List of Acid-Forming Foods

You may ask: What is with the alkaline vs. Acidic diet?

Well, scientifically speaking, it is all about health. Did you know that your blood pH must be a little on the alkaline side for you to stay healthy and be able to fight diseases?  However, you must keep your alkaline level balance within the range of 7.35-7.45. Although a pH level of 7.0 is considered as neutral, going below this line is considered as acidic.

How Do You Become Acidic?

Your pH becomes acidic generally because of the foods you eat. Acid-forming foods, toxins ingestion, emotional and physical stress, or immune system reaction will produce more acid than your body needs. In general, any process or activity that deprives your body’s cells of nutrients and oxygen will result in very high acidity in the blood.

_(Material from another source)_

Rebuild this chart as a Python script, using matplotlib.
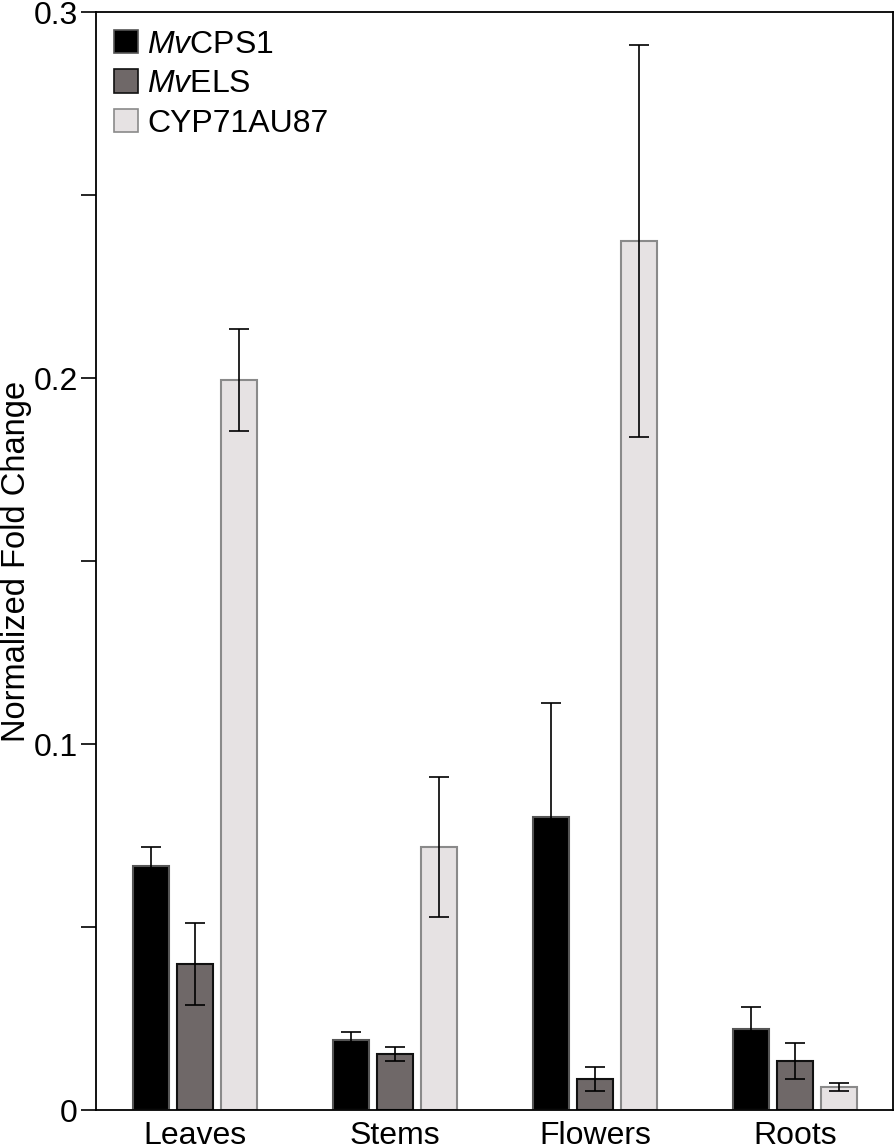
import numpy as np
import matplotlib
matplotlib.use("Agg")
import matplotlib.pyplot as plt
from matplotlib.patches import Patch

plt.rcParams['font.family'] = ['Liberation Sans', 'DejaVu Sans']
plt.rcParams['mathtext.fontset'] = 'custom'
plt.rcParams['mathtext.rm'] = 'Liberation Sans'
plt.rcParams['mathtext.it'] = 'Liberation Sans:italic'

# tissues and series
tissues = ['Leaves', 'Stems', 'Flowers', 'Roots']
genes = [r'$\it{Mv}$CPS1', r'$\it{Mv}$ELS', 'CYP71AU87']

cps1 = [0.0667, 0.0191, 0.0801, 0.0221]
cps1_err = [0.0052, 0.0022, 0.0312, 0.0060]
els = [0.0399, 0.0153, 0.0085, 0.0134]
els_err = [0.0112, 0.0018, 0.0033, 0.0050]
cyp = [0.1995, 0.0719, 0.2374, 0.0063]
cyp_err = [0.0140, 0.0192, 0.0535, 0.0010]

fills = ['#000000', '#6f6868', '#e6e2e3']
edges = ['#555555', '#111111', '#8a8a8a']

fig = plt.figure(figsize=(8.95, 11.48), dpi=100)
ax = fig.add_axes([0.1073, 0.0331, 0.8905, 0.9564])

x = np.arange(len(tissues))
w = 0.18
off = 0.22
for i, (vals, errs) in enumerate([(cps1, cps1_err), (els, els_err), (cyp, cyp_err)]):
    ax.bar(x + (i - 1) * off, vals, width=w, color=fills[i], edgecolor=edges[i],
           linewidth=1.5, zorder=2)
    ax.errorbar(x + (i - 1) * off, vals, yerr=errs, fmt='none', ecolor='black',
                elinewidth=1.2, capsize=7.5, capthick=1.2, zorder=3)

ax.set_xlim(-0.495, 3.49)
ax.set_ylim(0, 0.3)
ax.set_xticks(x)
ax.set_xticklabels(tissues, fontsize=23)
ax.tick_params(axis='x', length=0, pad=8)
ax.set_yticks([0, 0.1, 0.2, 0.3])
ax.set_yticklabels(['0', '0.1', '0.2', '0.3'], fontsize=23)
ax.set_yticks([0.05, 0.15, 0.25], minor=True)
ax.tick_params(axis='y', which='both', length=11, width=1.2, direction='out', pad=2)
for s in ax.spines.values():
    s.set_linewidth(1.3)

ax.set_ylabel('Normalized Fold Change', fontsize=23.5, labelpad=1)

handles = [Patch(facecolor=fills[i], edgecolor=edges[i], linewidth=1.2) for i in range(3)]
ax.legend(handles, genes, loc='upper left', frameon=False, fontsize=23,
          handlelength=0.75, handleheight=0.75, handletextpad=0.3,
          labelspacing=0.3, borderaxespad=0.15, bbox_to_anchor=(0.0, 1.0))

fig.savefig('out.png', dpi=100)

What Happens When You Go Acidic?

If your pH level goes below the neutral line, your body will not be able to absorb as much nutrients as in its alkaline state. Moreover, the body’s capacity to repair cells that are damaged is also hindered, as well as the capacity to detoxify the harmful heavy metals that are present in the body. If your body experience these, you will become more susceptible to diseases and you will tire more easily.

List of Acidifying Foods

Acidifying foods do not need to be acidic in their natural state. For instance, lemons are very acidic when tested in their natural state, but once they are consumed and digested by the body, they become highly alkaline.

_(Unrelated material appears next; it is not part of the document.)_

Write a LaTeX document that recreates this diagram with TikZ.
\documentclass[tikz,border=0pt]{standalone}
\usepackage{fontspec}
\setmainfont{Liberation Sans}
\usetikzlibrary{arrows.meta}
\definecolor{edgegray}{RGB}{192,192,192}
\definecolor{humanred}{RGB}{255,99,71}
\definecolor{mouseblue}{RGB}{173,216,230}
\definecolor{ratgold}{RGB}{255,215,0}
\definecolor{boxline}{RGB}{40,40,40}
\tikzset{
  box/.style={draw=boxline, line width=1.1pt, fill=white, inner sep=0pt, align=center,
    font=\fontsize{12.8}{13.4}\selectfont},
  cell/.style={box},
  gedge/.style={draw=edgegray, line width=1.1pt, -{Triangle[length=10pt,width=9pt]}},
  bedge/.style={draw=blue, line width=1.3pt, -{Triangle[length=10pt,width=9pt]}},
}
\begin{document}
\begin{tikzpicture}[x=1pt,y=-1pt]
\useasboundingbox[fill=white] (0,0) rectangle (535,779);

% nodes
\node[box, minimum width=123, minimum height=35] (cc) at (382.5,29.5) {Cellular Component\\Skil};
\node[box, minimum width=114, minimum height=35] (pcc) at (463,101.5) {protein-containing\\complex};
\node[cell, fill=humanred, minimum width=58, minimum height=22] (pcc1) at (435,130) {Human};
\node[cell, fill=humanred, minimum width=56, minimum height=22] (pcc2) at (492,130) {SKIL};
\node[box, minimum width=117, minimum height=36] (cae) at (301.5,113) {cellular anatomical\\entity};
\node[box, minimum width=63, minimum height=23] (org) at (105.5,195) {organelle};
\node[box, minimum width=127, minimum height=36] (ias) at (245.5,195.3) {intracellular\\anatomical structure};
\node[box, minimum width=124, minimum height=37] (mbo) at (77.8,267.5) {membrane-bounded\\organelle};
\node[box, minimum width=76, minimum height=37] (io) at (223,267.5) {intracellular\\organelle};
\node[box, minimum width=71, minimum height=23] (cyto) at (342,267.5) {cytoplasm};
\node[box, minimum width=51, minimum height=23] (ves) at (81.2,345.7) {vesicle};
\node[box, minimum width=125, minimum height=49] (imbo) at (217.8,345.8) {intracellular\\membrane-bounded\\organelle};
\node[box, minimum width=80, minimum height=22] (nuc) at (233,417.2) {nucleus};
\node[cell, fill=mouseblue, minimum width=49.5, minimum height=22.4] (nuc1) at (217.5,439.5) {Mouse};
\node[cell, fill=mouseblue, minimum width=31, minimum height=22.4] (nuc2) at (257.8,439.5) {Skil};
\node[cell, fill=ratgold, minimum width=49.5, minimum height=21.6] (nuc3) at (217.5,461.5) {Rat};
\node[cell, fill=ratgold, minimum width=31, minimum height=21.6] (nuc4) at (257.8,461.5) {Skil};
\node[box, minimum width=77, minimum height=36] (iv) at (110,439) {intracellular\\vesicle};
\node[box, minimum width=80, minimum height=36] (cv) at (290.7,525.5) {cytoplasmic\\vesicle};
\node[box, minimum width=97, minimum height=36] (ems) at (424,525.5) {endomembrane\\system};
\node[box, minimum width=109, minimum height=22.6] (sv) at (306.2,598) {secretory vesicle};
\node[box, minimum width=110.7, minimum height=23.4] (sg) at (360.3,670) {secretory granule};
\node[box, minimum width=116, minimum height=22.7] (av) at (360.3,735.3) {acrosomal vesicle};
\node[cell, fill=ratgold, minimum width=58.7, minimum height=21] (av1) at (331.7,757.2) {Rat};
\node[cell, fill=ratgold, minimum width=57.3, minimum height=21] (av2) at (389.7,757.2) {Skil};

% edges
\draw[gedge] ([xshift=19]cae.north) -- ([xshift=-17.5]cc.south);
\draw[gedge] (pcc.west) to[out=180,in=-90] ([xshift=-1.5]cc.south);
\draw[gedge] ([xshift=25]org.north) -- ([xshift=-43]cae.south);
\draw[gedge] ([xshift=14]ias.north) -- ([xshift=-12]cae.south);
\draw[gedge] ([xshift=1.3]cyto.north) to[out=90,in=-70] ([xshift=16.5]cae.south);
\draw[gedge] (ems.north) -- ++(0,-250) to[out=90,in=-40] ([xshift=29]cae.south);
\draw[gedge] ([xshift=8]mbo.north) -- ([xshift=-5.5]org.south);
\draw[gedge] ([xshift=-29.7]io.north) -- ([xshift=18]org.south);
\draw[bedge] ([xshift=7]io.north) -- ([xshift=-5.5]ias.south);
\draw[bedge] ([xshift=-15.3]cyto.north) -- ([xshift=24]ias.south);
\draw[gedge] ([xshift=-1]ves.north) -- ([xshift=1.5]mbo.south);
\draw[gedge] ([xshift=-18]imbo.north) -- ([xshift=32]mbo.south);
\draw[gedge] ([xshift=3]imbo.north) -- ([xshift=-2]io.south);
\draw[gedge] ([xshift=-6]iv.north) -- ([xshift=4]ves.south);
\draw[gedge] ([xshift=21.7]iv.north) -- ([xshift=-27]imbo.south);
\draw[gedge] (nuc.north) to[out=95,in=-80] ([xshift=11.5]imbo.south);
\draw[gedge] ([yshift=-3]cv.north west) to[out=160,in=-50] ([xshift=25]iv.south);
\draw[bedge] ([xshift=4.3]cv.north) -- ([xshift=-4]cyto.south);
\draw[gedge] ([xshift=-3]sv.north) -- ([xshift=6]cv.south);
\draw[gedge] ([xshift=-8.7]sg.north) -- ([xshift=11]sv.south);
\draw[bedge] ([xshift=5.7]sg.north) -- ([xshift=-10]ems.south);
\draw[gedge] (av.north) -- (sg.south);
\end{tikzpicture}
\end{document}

In fact, lemons are among the foods with the highest alkaline production. On the other hand,corn, although it may appear low in acid in its natural state, produces very high acid levels when digested. This is mainly due to its very high sugar content.

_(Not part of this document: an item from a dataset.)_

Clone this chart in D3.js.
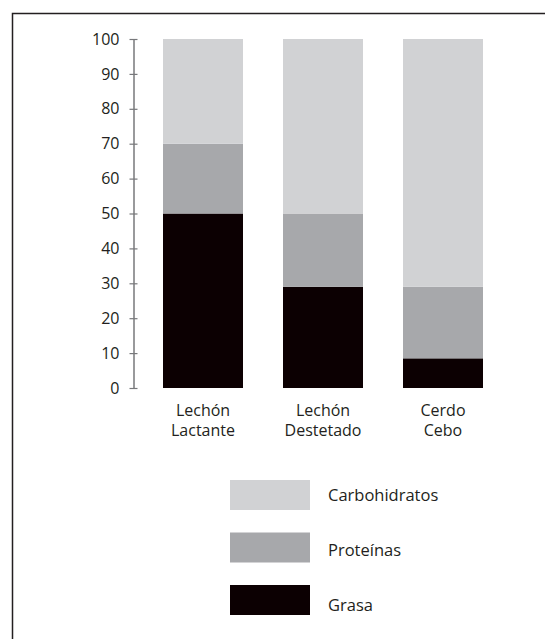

To make things easier for you, let’s just say that most food with high levels of starch and sugar become highly acidic when digested.  To help you determine which foods to avoid, here is a complete list of acid-forming foods:

Acidifying Vegetables

Corn
Lentils
Winter Squash
Olives

Acidifying Fruits

Blueberries
Cranberries
Plums
Currants
Prunes
Sweetened Fruits (Canned, Glazed, or Dried)

Acidifying Grains

Oatmeal
Rolled Oats
Amaranth
Noodles
Wheat Germ
Spaghetti
Barley
Rice Cakes
Wheat Bran
Cornstarch
Quinoa
Wheat flour
Spelt
White Flour
Kamut
Oat Bran
Bread
Rye
Corn
Soda Crackers
Hemp Flour
Macaroni
Rice
Wheat

Acidifying Legumes, Beans

White Beans
Kidney Beans
Almond Milk
Rice Milk
Chickpeas
Black Beans
Green Peas
Soybeans
Lentils
Red Beans
Pinto Beans
Soy Milk

Acidifying Dairy

Cheese
Ice Milk
Ice Cream
Butter
Processed Cheese

Acidifying Nuts (and Nut Butters)

Cashews
Peanuts
Peanut Butter
Pecans
Walnuts
Tahini

Acidifying Animal Protein

Sausage
Bacon
Lamb
Shellfish
Carp
Beef
Pork
Sardines
Cod
Fish
Salmon
Haddock
Rabbit
Mussels
Shrimp
Veal
Clams
Venison
Corned Beef
Tuna
Lobster
Oyster
Pike
Organ Meats
Scallops
Turkey

Other Acidifying Food Items

Apart from the foods listed above, there are other acid-forming foodstuffs. Avocado oil, corn oil, canola, butter, olive oil, flaxseed oil, hemp oil, sesame oil, safflower oil, and sunflower oil produces high acid levels when digested by the body. Add to this list the sweeteners, such as corn syrup, sugar and carob, as well as beer, wines and spirits and hard liquor. Catsup, coffee, mustard, soft drinks, pepper and cocoa also form high levels of acids.